• Goal
Identify, in the records below, every line where the string "this" appears, and copy each such line.

• Records provided
#####

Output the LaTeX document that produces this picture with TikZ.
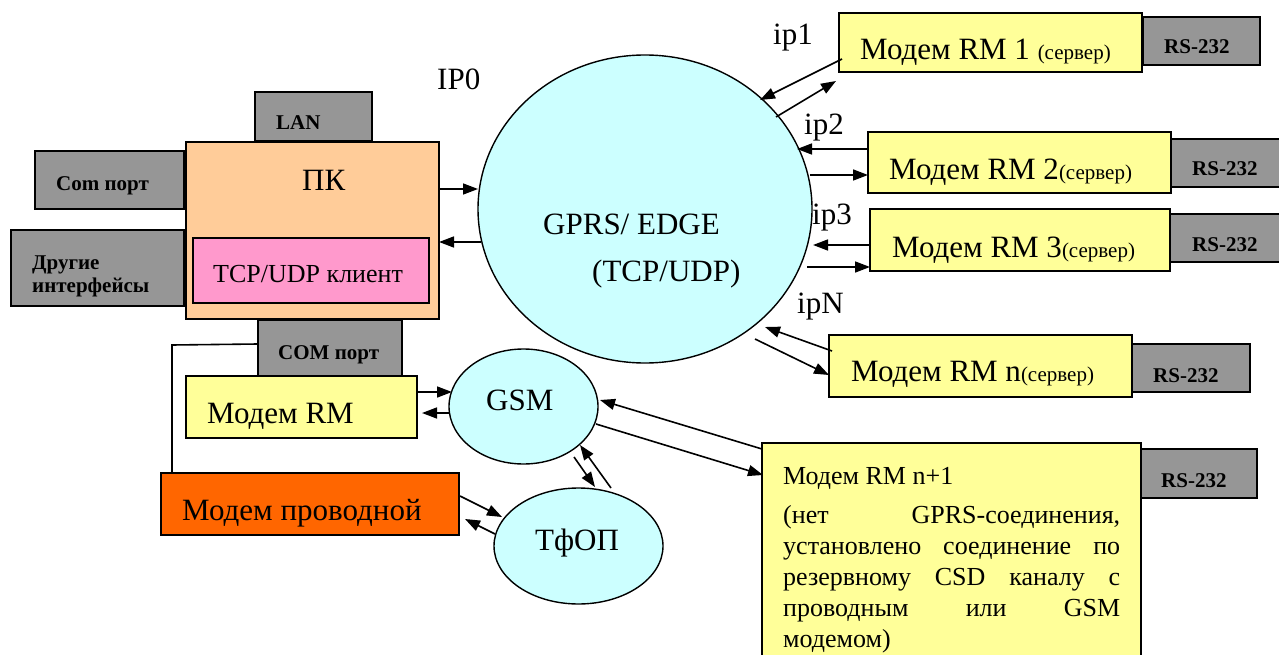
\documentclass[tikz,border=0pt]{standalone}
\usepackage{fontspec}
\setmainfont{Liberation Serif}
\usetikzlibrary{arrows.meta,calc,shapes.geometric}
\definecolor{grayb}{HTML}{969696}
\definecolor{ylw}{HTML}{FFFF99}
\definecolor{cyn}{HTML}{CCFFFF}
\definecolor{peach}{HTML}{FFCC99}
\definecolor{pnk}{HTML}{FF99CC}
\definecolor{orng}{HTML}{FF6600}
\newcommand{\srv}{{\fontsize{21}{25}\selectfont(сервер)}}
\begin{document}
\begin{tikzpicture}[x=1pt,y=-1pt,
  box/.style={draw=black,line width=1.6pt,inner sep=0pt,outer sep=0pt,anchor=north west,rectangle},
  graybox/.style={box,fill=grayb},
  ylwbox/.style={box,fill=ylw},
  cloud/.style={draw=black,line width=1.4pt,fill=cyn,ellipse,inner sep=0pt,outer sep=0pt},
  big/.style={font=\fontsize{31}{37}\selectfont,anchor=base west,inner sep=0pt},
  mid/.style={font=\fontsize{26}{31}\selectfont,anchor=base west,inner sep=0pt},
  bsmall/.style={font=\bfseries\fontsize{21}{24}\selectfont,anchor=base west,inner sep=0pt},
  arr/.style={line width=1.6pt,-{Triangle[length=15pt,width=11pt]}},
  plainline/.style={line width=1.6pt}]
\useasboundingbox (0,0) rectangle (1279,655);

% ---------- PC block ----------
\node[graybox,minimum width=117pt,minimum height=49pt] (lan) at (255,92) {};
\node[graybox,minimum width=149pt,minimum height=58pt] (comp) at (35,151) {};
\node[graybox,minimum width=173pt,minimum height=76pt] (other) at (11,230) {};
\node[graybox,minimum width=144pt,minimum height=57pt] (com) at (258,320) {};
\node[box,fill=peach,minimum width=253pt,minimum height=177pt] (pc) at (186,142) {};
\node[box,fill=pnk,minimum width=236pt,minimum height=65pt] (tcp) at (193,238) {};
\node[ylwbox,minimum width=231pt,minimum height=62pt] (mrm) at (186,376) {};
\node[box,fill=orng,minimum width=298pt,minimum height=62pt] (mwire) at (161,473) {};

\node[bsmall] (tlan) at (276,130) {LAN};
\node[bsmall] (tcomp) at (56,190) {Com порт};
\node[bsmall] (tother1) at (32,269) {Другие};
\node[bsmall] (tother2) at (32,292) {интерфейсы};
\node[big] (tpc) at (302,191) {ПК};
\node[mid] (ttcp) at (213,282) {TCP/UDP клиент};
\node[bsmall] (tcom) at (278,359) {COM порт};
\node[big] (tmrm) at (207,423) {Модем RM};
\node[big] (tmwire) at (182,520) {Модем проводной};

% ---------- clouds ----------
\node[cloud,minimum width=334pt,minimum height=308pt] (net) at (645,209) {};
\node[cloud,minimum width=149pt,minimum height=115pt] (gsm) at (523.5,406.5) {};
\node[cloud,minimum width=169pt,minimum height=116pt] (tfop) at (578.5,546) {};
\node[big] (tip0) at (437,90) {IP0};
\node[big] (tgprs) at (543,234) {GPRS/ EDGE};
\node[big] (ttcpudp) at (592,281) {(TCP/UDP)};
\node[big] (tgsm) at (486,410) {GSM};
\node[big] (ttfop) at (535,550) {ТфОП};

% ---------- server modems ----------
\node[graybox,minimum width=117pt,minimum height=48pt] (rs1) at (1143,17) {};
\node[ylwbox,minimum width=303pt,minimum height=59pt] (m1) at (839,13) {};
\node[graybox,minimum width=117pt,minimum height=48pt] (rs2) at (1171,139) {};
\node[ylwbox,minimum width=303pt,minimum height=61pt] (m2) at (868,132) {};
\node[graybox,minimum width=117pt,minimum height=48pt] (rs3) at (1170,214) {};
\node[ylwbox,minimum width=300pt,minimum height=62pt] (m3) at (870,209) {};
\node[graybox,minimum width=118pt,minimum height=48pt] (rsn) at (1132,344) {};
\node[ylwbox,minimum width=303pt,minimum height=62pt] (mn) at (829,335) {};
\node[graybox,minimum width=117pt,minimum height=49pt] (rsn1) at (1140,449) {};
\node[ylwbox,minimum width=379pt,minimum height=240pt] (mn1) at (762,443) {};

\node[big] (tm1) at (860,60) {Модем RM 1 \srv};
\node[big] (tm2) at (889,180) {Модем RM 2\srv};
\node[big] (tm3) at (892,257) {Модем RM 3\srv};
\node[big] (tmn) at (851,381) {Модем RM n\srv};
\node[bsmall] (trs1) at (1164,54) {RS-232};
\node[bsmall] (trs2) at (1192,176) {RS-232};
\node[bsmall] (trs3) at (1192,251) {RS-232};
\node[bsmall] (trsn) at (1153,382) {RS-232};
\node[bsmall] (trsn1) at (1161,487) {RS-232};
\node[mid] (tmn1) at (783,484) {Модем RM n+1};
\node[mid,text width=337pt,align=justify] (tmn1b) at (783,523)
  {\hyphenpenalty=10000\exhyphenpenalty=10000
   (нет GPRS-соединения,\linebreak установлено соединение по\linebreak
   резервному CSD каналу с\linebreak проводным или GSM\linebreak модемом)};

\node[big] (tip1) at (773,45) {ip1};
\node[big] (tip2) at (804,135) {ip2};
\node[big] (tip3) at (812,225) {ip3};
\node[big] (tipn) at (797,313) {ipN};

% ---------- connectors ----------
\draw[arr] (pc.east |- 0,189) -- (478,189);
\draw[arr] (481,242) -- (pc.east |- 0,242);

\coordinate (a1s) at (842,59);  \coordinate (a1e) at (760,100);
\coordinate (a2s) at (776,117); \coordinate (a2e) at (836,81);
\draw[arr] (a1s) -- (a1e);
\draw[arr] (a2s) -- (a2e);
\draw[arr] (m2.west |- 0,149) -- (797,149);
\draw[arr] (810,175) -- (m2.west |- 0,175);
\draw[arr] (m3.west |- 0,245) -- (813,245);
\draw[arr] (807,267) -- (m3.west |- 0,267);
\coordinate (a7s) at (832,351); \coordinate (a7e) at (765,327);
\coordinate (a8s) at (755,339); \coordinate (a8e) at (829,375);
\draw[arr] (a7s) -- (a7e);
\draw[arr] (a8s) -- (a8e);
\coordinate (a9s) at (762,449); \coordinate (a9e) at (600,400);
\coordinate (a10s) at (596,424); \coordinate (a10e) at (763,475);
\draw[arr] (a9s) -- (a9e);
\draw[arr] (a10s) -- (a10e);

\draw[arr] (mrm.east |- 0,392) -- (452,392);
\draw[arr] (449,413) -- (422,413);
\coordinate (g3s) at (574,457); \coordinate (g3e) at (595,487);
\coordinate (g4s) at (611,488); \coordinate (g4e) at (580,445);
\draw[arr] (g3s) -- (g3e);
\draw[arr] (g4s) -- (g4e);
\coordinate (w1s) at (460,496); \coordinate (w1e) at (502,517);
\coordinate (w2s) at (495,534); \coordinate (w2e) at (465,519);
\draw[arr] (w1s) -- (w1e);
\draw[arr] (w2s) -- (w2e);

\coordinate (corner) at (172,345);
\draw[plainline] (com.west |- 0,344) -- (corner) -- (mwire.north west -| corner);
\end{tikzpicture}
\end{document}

#####

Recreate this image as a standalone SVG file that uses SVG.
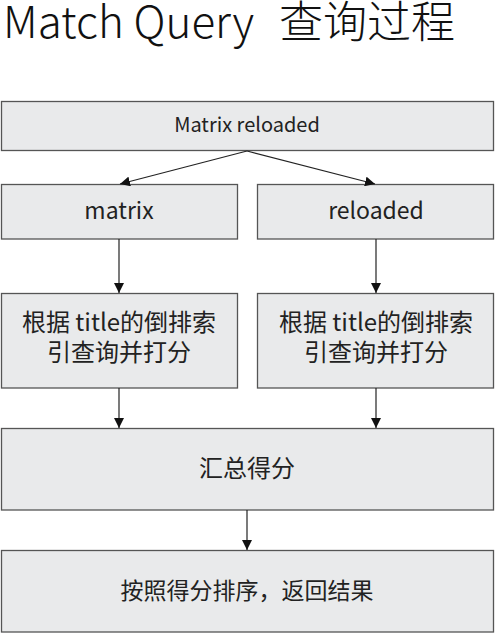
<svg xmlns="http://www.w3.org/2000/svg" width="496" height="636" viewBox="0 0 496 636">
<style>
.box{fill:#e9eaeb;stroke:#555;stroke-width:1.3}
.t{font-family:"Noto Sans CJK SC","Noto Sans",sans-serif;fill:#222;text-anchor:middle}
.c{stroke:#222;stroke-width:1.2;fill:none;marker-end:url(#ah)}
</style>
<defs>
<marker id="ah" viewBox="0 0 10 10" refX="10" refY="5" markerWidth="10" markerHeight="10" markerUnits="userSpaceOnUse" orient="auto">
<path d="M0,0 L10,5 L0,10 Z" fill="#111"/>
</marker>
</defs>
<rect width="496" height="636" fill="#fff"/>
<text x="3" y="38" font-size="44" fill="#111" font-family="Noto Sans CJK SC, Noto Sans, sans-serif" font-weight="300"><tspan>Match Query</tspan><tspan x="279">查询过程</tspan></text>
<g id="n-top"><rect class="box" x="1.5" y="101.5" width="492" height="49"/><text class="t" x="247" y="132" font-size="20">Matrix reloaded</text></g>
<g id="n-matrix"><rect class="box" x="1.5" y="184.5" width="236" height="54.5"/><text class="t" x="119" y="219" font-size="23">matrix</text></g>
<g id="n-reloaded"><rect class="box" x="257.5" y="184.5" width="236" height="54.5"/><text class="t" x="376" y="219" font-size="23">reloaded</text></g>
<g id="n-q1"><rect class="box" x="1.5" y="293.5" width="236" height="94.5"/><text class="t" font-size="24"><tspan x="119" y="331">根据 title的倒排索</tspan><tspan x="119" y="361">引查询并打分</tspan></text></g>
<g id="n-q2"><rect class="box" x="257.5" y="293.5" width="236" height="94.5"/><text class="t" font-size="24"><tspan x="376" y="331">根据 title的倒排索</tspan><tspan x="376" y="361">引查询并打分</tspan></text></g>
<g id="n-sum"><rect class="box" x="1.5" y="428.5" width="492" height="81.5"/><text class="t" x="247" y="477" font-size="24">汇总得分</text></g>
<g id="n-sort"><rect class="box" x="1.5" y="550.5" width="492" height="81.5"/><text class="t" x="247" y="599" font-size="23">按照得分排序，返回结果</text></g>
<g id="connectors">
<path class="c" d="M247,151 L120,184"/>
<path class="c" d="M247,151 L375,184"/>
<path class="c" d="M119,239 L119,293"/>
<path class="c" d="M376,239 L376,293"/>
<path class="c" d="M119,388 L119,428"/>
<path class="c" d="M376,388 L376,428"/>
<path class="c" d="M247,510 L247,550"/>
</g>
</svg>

#####

• The reply
Output the LaTeX document that produces this picture with TikZ.
Recreate this image as a standalone SVG file that uses SVG.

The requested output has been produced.